Josh Benaron, founder of Irys, recalls being ridiculed when he tried to raise funds for his crypto venture at 19. For years, he’s had to fight to be taken seriously.
“Before becoming a founder, I struggled to get access to opportunities within crypto. I was introduced to the [chief technology officer] of one of the largest European CEXs, and he practically laughed me out of the room because of my age,” Benaron tells Magazine.
“In general, when you raise money, being young doesn’t help, as they associate youth with inexperience and immaturity.”
Silicon Valley has glorified young founder success stories, but data shows tech founders generally aren’t that young. The average age of a founder in traditional tech is 42.
However, blockchain technology and its permissionless ethos have slowly changed this. Vitalik Buterin, the poster boy of crypto, was 21 when he co-founded Ethereum.


Young guns with a big chip on their shoulder
“It’s both a blessing and a curse,” said 23-year-old Chunda McCain, co-founder of Nucleus, a plug-and-play platform that allows rollups and appchains to offer yield on bridged assets to attract users.
McCain said a venture fund once told him they didn’t think he could compete in the hyper-competitive DeFi market.
“They just couldn’t get past my age.
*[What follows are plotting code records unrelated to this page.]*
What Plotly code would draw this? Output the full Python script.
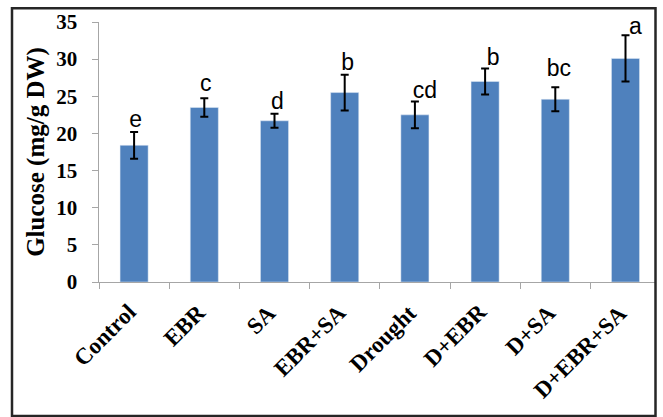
import plotly.graph_objects as go

# Treatments and measured glucose content (mean ± SE)
treatments = ["Control", "EBR", "SA", "EBR+SA", "Drought", "D+EBR", "D+SA", "D+EBR+SA"]
glucose = [18.4, 23.5, 21.7, 25.5, 22.5, 27.0, 24.6, 30.1]
glucose_err = [1.8, 1.25, 0.95, 2.4, 1.8, 1.75, 1.6, 3.1]
groups = ["e", "c", "d", "b", "cd", "b", "bc", "a"]
y_ticks = [0, 5, 10, 15, 20, 25, 30, 35]

# Pixel nudges for the significance letters (x, y above the error cap)
letter_dx = [1.5, 1.5, 3, 3, 10, 8, 3.5, 10]
letter_dy = [4.5, 7.5, 4.5, 4.5, 3.5, 3.5, 11, 1]

W, H = 663, 417
L, R, T, B = 99, 7, 22, 135
plot_w = W - L - R
plot_h = H - T - B
cat_px = 70.2
unit_px = plot_h / 35
x_end = -0.5 + plot_w / cat_px

BAR = "#4f81bd"
AXIS = "#a6a6a6"
SERIF = "Liberation Serif"
SANS = "Liberation Sans"
LETTER_SIZE = 23

fig = go.Figure()
fig.add_trace(go.Bar(
    x=list(range(len(treatments))), y=glucose,
    marker_color=BAR,
    error_y=dict(type="data", array=glucose_err, color="black"),
    width=0.4, showlegend=False,
))

# significance letters above each error bar
fig.add_trace(go.Scatter(
    x=[i + dx / cat_px for i, dx in enumerate(letter_dx)],
    y=[m + e + (dy - 0.25 * LETTER_SIZE) / unit_px
       for m, e, dy in zip(glucose, glucose_err, letter_dy)],
    text=groups, mode="text", textposition="top center",
    textfont=dict(family=SANS, size=LETTER_SIZE, color="black"),
    cliponaxis=False, showlegend=False, hoverinfo="skip",
))

# Slanted category labels below the axis
annotations = []
for i, name in enumerate(treatments):
    annotations.append(dict(
        x=i, y=-15 / plot_h, xref="x", yref="paper", text=f"<b>{name}</b>",
        textangle=-45, showarrow=False, xanchor="right", yanchor="top",
        xshift=9,
        font=dict(family=SERIF, size=23, color="black"),
    ))

frame = dict(
    type="rect", xref="paper", yref="paper", layer="above",
    x0=(12 - L) / plot_w, x1=(655.5 - L) / plot_w,
    y0=(H - B - 416) / plot_h, y1=(H - B - 8.3) / plot_h,
    line=dict(color="#262626", width=2.5), fillcolor="rgba(0,0,0,0)",
)

fig.update_layout(
    width=W, height=H,
    margin=dict(l=L, r=R, t=T, b=B),
    plot_bgcolor="white",
    annotations=annotations,
    shapes=[frame],
    xaxis=dict(
        range=[-0.5, x_end],
        tickmode="array", tickvals=[k - 0.5 for k in range(len(treatments))],
        showticklabels=False,
        showline=True, linecolor=AXIS,
        ticks="outside", ticklen=6, tickcolor=AXIS,
        showgrid=False, zeroline=False,
    ),
    yaxis=dict(
        range=[0, 35], tickmode="array", tickvals=y_ticks,
        ticktext=[f"<b>{v}</b>\u00a0\u00a0" for v in y_ticks],
        tickfont=dict(family=SERIF, size=21, color="black"),
        showline=True, linecolor=AXIS,
        ticks="outside", ticklen=6, tickcolor=AXIS,
        showgrid=False, zeroline=False,
        title=dict(text="<b>Glucose (mg/g DW)</b>", standoff=4,
                   font=dict(family=SERIF, size=25, color="black")),
    ),
)

fig.write_html("out.html")
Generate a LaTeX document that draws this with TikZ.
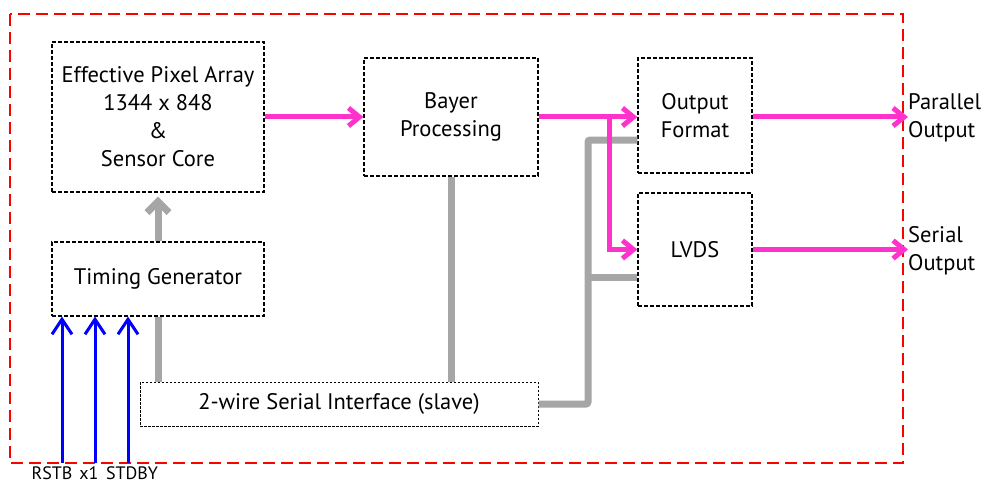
\documentclass[tikz,border=0pt]{standalone}
\usepackage{fontspec}
\setmainfont{PT Sans}
\usetikzlibrary{arrows.meta}

\definecolor{rosa}{RGB}{255,51,204}
\definecolor{cinza}{RGB}{166,166,166}
\definecolor{azul}{RGB}{0,0,255}
\definecolor{vermelho}{RGB}{255,0,0}

\begin{document}
\begin{tikzpicture}[x=1pt, y=-1pt,
    bloco/.style={draw, dash pattern=on 4pt off 2pt, line width=1.2pt, align=center,
        inner sep=0pt, font=\fontsize{22.5}{28}\selectfont},
    sinal/.style={rosa, line width=5pt, -{Straight Barb[length=11pt, width=18pt]}},
    barra/.style={cinza, line width=7pt, rounded corners=2pt},
    entrada/.style={azul, line width=3pt, -{Straight Barb[length=15pt, width=20pt]}},
    rotulo/.style={inner sep=0pt, font=\fontsize{18}{20}\selectfont}]
        \useasboundingbox (0,0) rectangle (987,484);
        % Moldura do chip
        \draw[vermelho, line width=2.8pt, dash pattern=on 12pt off 6pt] (10,14) rectangle (903,463);

        \node[bloco, minimum width=212, minimum height=150] (pixel) at (158,117)
            {Effective Pixel Array\\1344 x 848\\\&\\Sensor Core};
        \node[bloco, minimum width=212, minimum height=74] (timing) at (158,279) {Timing Generator};
        \node[bloco, minimum width=174, minimum height=118] (bayer) at (451,117) {Bayer\\Processing};
        \node[bloco, minimum width=114, minimum height=115] (saida) at (695,115.5) {Output\\Format};
        \node[bloco, minimum width=114, minimum height=113] (lvds) at (695,249.5) {LVDS};
        \node[bloco, dash pattern=on 2.5pt off 1.5pt, line width=1pt, minimum width=398, minimum height=44]
            (serial) at (339,404) {2-wire Serial Interface (slave)};

        \node[rotulo, anchor=west, align=left, font=\fontsize{22.5}{28}\selectfont] (par) at (908,118) {Parallel\\Output};
        \node[rotulo, anchor=west, align=left, font=\fontsize{22.5}{28}\selectfont] (ser) at (908,251) {Serial\\Output};
        \node[rotulo] (rstb) at (52,473.5) {RSTB};
        \node[rotulo] (xum) at (89,473.5) {x1};
        \node[rotulo] (stdby) at (132,473.5) {STDBY};

        \coordinate (j1) at (588,140);
        \coordinate (j2) at (588,277);
        \coordinate (j3) at (609,117);
        \coordinate (b1) at (62,463);
        \coordinate (b2) at (95,463);
        \coordinate (b3) at (128,463);

        % Barramento de controle
        \draw[barra] (timing.south) -- (timing.south |- serial.north);
        \draw[barra] (bayer.south) -- (bayer.south |- serial.north);
        \draw[barra] (serial.east) -| (j1) -- (j1 -| saida.west);
        \draw[barra] (j2) -- (j2 -| lvds.west);
        \draw[cinza, line width=7pt, -{Straight Barb[length=11pt, width=22pt]}, shorten >=4pt]
            (timing.north) -- (pixel.south);

        % Caminho dos dados
        \draw[sinal] (pixel.east) -- (bayer.west);
        \draw[sinal] (bayer.east) -- (bayer.east -| saida.west);
        \draw[sinal] (j3) |- (lvds.west);
        \draw[sinal] (saida.east |- j3) -- (j3 -| par.west);
        \draw[sinal] (lvds.east) -- (lvds.east -| ser.west);

        \draw[entrada] (b1) -- (b1 |- timing.south);
        \draw[entrada] (b2) -- (b2 |- timing.south);
        \draw[entrada] (b3) -- (b3 |- timing.south);
    \end{tikzpicture}
\end{document}
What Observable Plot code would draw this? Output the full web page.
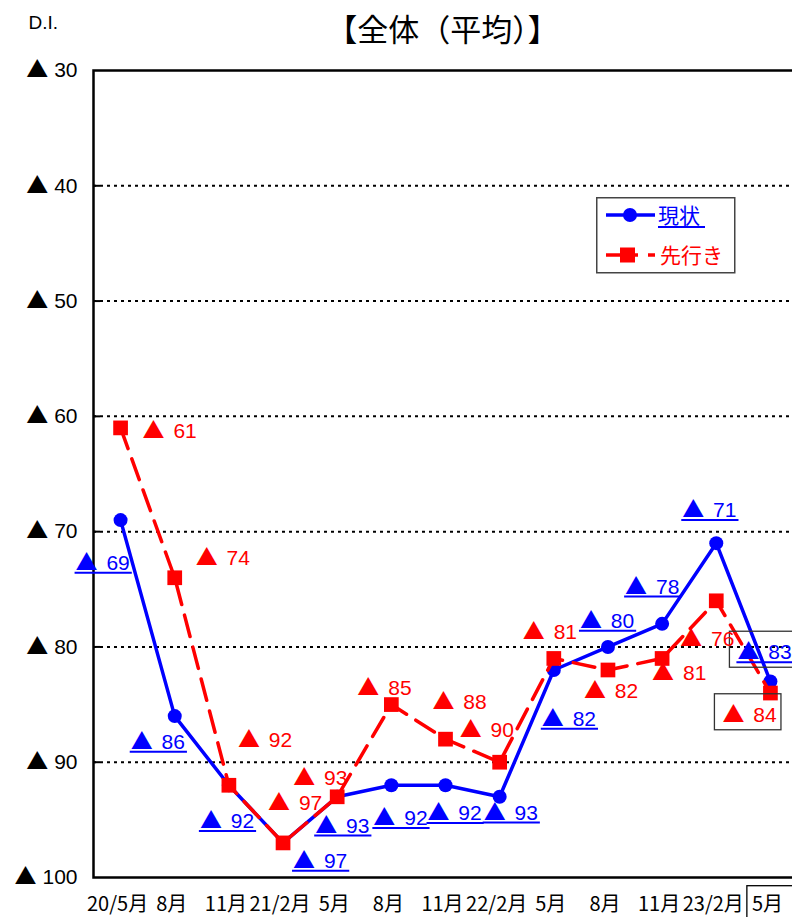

There was always an expectation that I was a child playing in an adult’s game.”
“That chip on our shoulder that we internalized from those types of comments was the thing that made sure we always checked ourselves, knowing people would underestimate us,” he says.


Benaron says he’s also had to fight to be respected.
However, he says that while the concerns aren’t necessarily unfounded, VCs aren’t doing a good enough job identifying young founders with potential.
Luckily, he eventually found some that allowed him to raise $200,000 in pre-seed at 19, and he’s since raised more than $15 million.
Running a crypto startup for dummies
Then there are the things that you don’t get taught in school, like how to run a company with living, breathing employees, or how to talk to politicians.
Benaron says young founders don’t yet have good mental models for how a team should run, forcing them to work from instinct and first principles thinking.
“It means that you become highly critical of ‘standard practices.’ I hired people in the past who were older than me, and they’d come in and try to change all the processes for process’s sake. It ruined our company for a period of time,” he recalls.
McCain says he struggled most at the start when he was required to step into a position of authority, with money, jobs and livelihoods on the line.
He overcame it by failing and learning quickly, maintaining integrity and ultimately removing the ego from the equation, he says.
“The pushbacks happen much less, if not at all now, and I do credit crypto people for being open-minded, as once you do have a track record and proven yourself in the market, they’re willing to look past age.”
Morpho founder took investor calls between classes


The story ran differently for Paul Frambot, who founded DeFi lending protocol Morpho in his dorm room during his second year of engineering school.
Frambot was just 19 at the time, recruiting fellow students as co-founders, and going up against the traditional path of an entrepreneur in France. Morpho allows anyone to earn yield and borrow assets.
“I still have impostor syndrome,” he admits to Magazine, but adds he never found age to be prohibitive.
“In fact, it helped when pitching American VCs. There’s a real appetite for backing young talent and new ideas. It helped that I was able to approach things from first principles, without being anchored by how things are usually done.”
“The magic was pure innocence. I was on investor calls in between my classes. No one ever told me how to fundraise,” Frambot says.
Frambot raised $1 million, followed by $20 million six months later. Crypto venture capital fund a16z hadn’t invested in France in seven years, prior to Morpho.


Morpho is now the third-largest DeFi lending platform, backed by $50 million and integrated into Coinbase.
Crypto founder starts just after the Terra ecosystem collapsed
Griffin Dunaif also started his crypto company in college, studying computer science at Stanford. He’d been hacking since fifth grade and was an avid gamer, contrasting with his interest in ancient history.